Stated problem
Can you print the data exactly and leave out each image?

Extracted data
++++
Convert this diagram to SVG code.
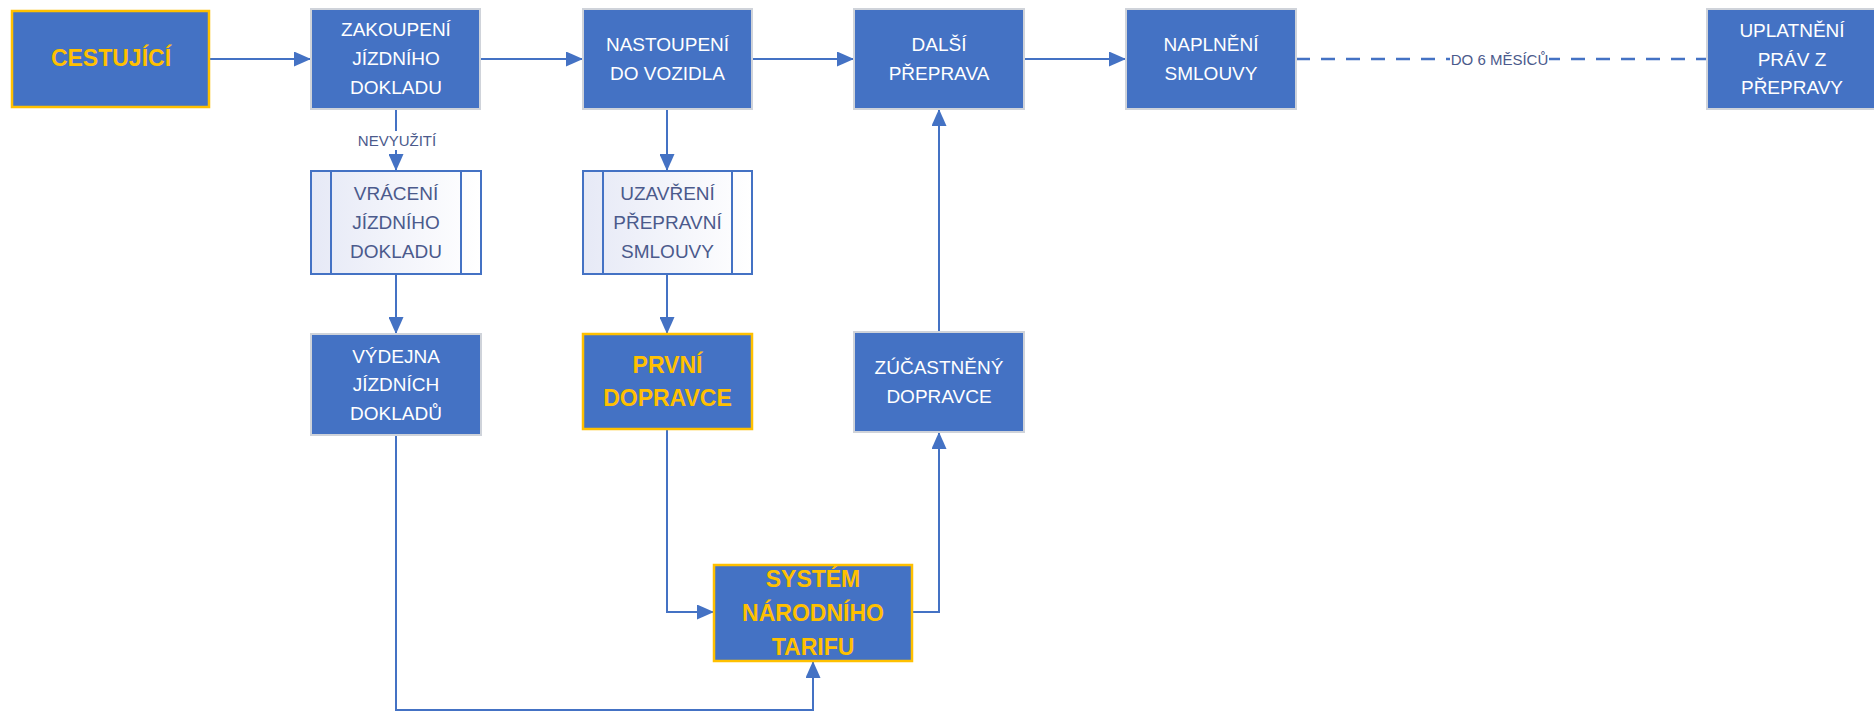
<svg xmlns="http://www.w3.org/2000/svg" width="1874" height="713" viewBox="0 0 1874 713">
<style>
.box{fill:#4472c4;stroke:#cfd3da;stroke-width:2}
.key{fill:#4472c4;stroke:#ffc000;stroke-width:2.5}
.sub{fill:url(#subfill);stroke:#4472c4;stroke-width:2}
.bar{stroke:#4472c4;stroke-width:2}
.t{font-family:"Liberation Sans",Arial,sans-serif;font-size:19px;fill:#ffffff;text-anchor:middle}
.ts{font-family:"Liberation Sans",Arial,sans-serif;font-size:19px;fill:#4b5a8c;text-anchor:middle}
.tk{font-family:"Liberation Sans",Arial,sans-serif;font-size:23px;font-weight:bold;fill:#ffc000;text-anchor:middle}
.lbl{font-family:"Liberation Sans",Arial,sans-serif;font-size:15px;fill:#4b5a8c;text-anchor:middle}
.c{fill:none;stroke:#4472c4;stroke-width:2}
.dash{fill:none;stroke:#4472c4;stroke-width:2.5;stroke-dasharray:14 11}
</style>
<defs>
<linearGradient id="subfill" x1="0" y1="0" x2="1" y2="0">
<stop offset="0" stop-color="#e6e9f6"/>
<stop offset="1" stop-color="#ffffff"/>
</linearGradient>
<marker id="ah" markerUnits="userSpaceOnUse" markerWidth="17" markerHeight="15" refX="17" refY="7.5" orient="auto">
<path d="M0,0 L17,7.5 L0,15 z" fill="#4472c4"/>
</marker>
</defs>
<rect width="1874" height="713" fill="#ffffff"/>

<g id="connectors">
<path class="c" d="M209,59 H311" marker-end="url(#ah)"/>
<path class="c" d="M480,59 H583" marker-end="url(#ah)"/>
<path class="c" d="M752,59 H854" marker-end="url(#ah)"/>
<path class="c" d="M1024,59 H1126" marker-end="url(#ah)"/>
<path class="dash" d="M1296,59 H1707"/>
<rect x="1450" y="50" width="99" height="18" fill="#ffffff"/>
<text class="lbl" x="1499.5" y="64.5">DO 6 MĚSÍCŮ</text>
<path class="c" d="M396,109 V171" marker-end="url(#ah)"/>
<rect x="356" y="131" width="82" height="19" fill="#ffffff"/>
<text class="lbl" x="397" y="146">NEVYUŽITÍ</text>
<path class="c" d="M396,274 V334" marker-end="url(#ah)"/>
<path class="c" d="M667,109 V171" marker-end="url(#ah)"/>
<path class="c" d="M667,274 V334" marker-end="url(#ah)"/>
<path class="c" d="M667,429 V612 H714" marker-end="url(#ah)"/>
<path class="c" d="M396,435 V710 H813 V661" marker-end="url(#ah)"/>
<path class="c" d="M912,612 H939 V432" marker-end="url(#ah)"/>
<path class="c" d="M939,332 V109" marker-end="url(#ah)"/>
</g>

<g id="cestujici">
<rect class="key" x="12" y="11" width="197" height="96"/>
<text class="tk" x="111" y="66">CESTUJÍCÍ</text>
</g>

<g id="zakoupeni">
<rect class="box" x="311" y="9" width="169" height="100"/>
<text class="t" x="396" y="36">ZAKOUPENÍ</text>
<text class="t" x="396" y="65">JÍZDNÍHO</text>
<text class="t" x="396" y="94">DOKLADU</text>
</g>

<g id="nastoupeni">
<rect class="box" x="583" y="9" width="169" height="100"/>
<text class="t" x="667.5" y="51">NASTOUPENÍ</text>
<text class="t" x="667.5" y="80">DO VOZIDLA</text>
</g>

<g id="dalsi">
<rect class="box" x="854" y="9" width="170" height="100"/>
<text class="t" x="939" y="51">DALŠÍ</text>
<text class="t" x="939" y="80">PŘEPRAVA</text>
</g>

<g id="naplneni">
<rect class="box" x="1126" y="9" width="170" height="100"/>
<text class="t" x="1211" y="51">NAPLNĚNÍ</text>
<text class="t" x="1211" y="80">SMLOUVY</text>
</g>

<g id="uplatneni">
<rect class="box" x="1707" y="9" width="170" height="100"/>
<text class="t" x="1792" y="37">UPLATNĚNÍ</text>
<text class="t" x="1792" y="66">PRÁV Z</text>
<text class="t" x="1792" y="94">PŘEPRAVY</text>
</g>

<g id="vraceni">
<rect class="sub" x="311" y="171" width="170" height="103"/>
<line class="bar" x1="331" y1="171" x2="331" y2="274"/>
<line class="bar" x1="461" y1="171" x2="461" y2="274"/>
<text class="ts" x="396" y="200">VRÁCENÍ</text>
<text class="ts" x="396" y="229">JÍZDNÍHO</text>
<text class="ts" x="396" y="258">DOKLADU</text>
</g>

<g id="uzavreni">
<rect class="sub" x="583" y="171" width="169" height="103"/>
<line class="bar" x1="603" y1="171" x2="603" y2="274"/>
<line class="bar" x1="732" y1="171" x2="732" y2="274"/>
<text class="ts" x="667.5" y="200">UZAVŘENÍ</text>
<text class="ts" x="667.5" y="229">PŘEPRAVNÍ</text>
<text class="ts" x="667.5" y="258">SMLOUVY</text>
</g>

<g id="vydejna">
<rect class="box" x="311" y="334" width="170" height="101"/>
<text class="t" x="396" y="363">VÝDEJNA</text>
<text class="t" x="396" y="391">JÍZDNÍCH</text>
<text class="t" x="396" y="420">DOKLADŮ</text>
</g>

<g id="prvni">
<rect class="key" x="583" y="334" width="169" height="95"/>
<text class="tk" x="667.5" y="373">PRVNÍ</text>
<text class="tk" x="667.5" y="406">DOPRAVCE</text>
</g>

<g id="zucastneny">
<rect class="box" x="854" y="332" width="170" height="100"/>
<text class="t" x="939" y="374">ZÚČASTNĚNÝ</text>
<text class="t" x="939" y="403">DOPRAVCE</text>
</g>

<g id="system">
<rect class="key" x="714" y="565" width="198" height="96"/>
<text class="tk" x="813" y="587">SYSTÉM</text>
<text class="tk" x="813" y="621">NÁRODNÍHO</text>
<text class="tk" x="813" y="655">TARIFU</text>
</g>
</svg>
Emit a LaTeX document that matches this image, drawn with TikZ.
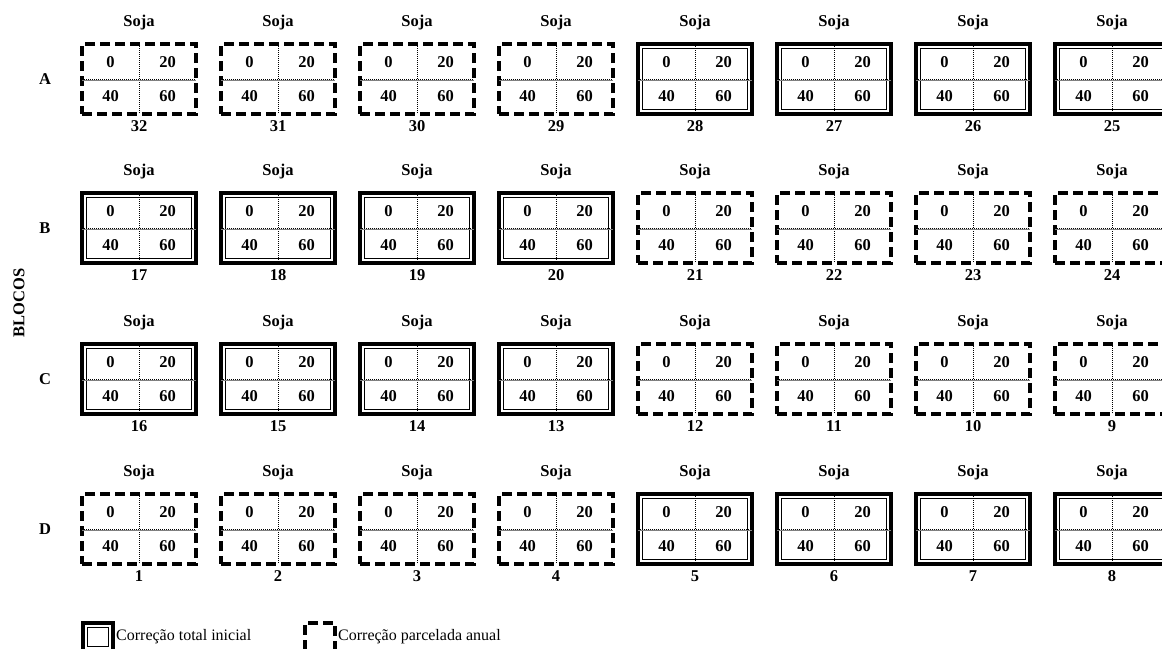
++++
Final result
Convert this diagram to SVG code.
<svg xmlns="http://www.w3.org/2000/svg" width="1874" height="713" viewBox="0 0 1874 713">
<style>
.box{fill:#4472c4;stroke:#cfd3da;stroke-width:2}
.key{fill:#4472c4;stroke:#ffc000;stroke-width:2.5}
.sub{fill:url(#subfill);stroke:#4472c4;stroke-width:2}
.bar{stroke:#4472c4;stroke-width:2}
.t{font-family:"Liberation Sans",Arial,sans-serif;font-size:19px;fill:#ffffff;text-anchor:middle}
.ts{font-family:"Liberation Sans",Arial,sans-serif;font-size:19px;fill:#4b5a8c;text-anchor:middle}
.tk{font-family:"Liberation Sans",Arial,sans-serif;font-size:23px;font-weight:bold;fill:#ffc000;text-anchor:middle}
.lbl{font-family:"Liberation Sans",Arial,sans-serif;font-size:15px;fill:#4b5a8c;text-anchor:middle}
.c{fill:none;stroke:#4472c4;stroke-width:2}
.dash{fill:none;stroke:#4472c4;stroke-width:2.5;stroke-dasharray:14 11}
</style>
<defs>
<linearGradient id="subfill" x1="0" y1="0" x2="1" y2="0">
<stop offset="0" stop-color="#e6e9f6"/>
<stop offset="1" stop-color="#ffffff"/>
</linearGradient>
<marker id="ah" markerUnits="userSpaceOnUse" markerWidth="17" markerHeight="15" refX="17" refY="7.5" orient="auto">
<path d="M0,0 L17,7.5 L0,15 z" fill="#4472c4"/>
</marker>
</defs>
<rect width="1874" height="713" fill="#ffffff"/>

<g id="connectors">
<path class="c" d="M209,59 H311" marker-end="url(#ah)"/>
<path class="c" d="M480,59 H583" marker-end="url(#ah)"/>
<path class="c" d="M752,59 H854" marker-end="url(#ah)"/>
<path class="c" d="M1024,59 H1126" marker-end="url(#ah)"/>
<path class="dash" d="M1296,59 H1707"/>
<rect x="1450" y="50" width="99" height="18" fill="#ffffff"/>
<text class="lbl" x="1499.5" y="64.5">DO 6 MĚSÍCŮ</text>
<path class="c" d="M396,109 V171" marker-end="url(#ah)"/>
<rect x="356" y="131" width="82" height="19" fill="#ffffff"/>
<text class="lbl" x="397" y="146">NEVYUŽITÍ</text>
<path class="c" d="M396,274 V334" marker-end="url(#ah)"/>
<path class="c" d="M667,109 V171" marker-end="url(#ah)"/>
<path class="c" d="M667,274 V334" marker-end="url(#ah)"/>
<path class="c" d="M667,429 V612 H714" marker-end="url(#ah)"/>
<path class="c" d="M396,435 V710 H813 V661" marker-end="url(#ah)"/>
<path class="c" d="M912,612 H939 V432" marker-end="url(#ah)"/>
<path class="c" d="M939,332 V109" marker-end="url(#ah)"/>
</g>

<g id="cestujici">
<rect class="key" x="12" y="11" width="197" height="96"/>
<text class="tk" x="111" y="66">CESTUJÍCÍ</text>
</g>

<g id="zakoupeni">
<rect class="box" x="311" y="9" width="169" height="100"/>
<text class="t" x="396" y="36">ZAKOUPENÍ</text>
<text class="t" x="396" y="65">JÍZDNÍHO</text>
<text class="t" x="396" y="94">DOKLADU</text>
</g>

<g id="nastoupeni">
<rect class="box" x="583" y="9" width="169" height="100"/>
<text class="t" x="667.5" y="51">NASTOUPENÍ</text>
<text class="t" x="667.5" y="80">DO VOZIDLA</text>
</g>

<g id="dalsi">
<rect class="box" x="854" y="9" width="170" height="100"/>
<text class="t" x="939" y="51">DALŠÍ</text>
<text class="t" x="939" y="80">PŘEPRAVA</text>
</g>

<g id="naplneni">
<rect class="box" x="1126" y="9" width="170" height="100"/>
<text class="t" x="1211" y="51">NAPLNĚNÍ</text>
<text class="t" x="1211" y="80">SMLOUVY</text>
</g>

<g id="uplatneni">
<rect class="box" x="1707" y="9" width="170" height="100"/>
<text class="t" x="1792" y="37">UPLATNĚNÍ</text>
<text class="t" x="1792" y="66">PRÁV Z</text>
<text class="t" x="1792" y="94">PŘEPRAVY</text>
</g>

<g id="vraceni">
<rect class="sub" x="311" y="171" width="170" height="103"/>
<line class="bar" x1="331" y1="171" x2="331" y2="274"/>
<line class="bar" x1="461" y1="171" x2="461" y2="274"/>
<text class="ts" x="396" y="200">VRÁCENÍ</text>
<text class="ts" x="396" y="229">JÍZDNÍHO</text>
<text class="ts" x="396" y="258">DOKLADU</text>
</g>

<g id="uzavreni">
<rect class="sub" x="583" y="171" width="169" height="103"/>
<line class="bar" x1="603" y1="171" x2="603" y2="274"/>
<line class="bar" x1="732" y1="171" x2="732" y2="274"/>
<text class="ts" x="667.5" y="200">UZAVŘENÍ</text>
<text class="ts" x="667.5" y="229">PŘEPRAVNÍ</text>
<text class="ts" x="667.5" y="258">SMLOUVY</text>
</g>

<g id="vydejna">
<rect class="box" x="311" y="334" width="170" height="101"/>
<text class="t" x="396" y="363">VÝDEJNA</text>
<text class="t" x="396" y="391">JÍZDNÍCH</text>
<text class="t" x="396" y="420">DOKLADŮ</text>
</g>

<g id="prvni">
<rect class="key" x="583" y="334" width="169" height="95"/>
<text class="tk" x="667.5" y="373">PRVNÍ</text>
<text class="tk" x="667.5" y="406">DOPRAVCE</text>
</g>

<g id="zucastneny">
<rect class="box" x="854" y="332" width="170" height="100"/>
<text class="t" x="939" y="374">ZÚČASTNĚNÝ</text>
<text class="t" x="939" y="403">DOPRAVCE</text>
</g>

<g id="system">
<rect class="key" x="714" y="565" width="198" height="96"/>
<text class="tk" x="813" y="587">SYSTÉM</text>
<text class="tk" x="813" y="621">NÁRODNÍHO</text>
<text class="tk" x="813" y="655">TARIFU</text>
</g>
</svg>
Emit a LaTeX document that matches this image, drawn with TikZ.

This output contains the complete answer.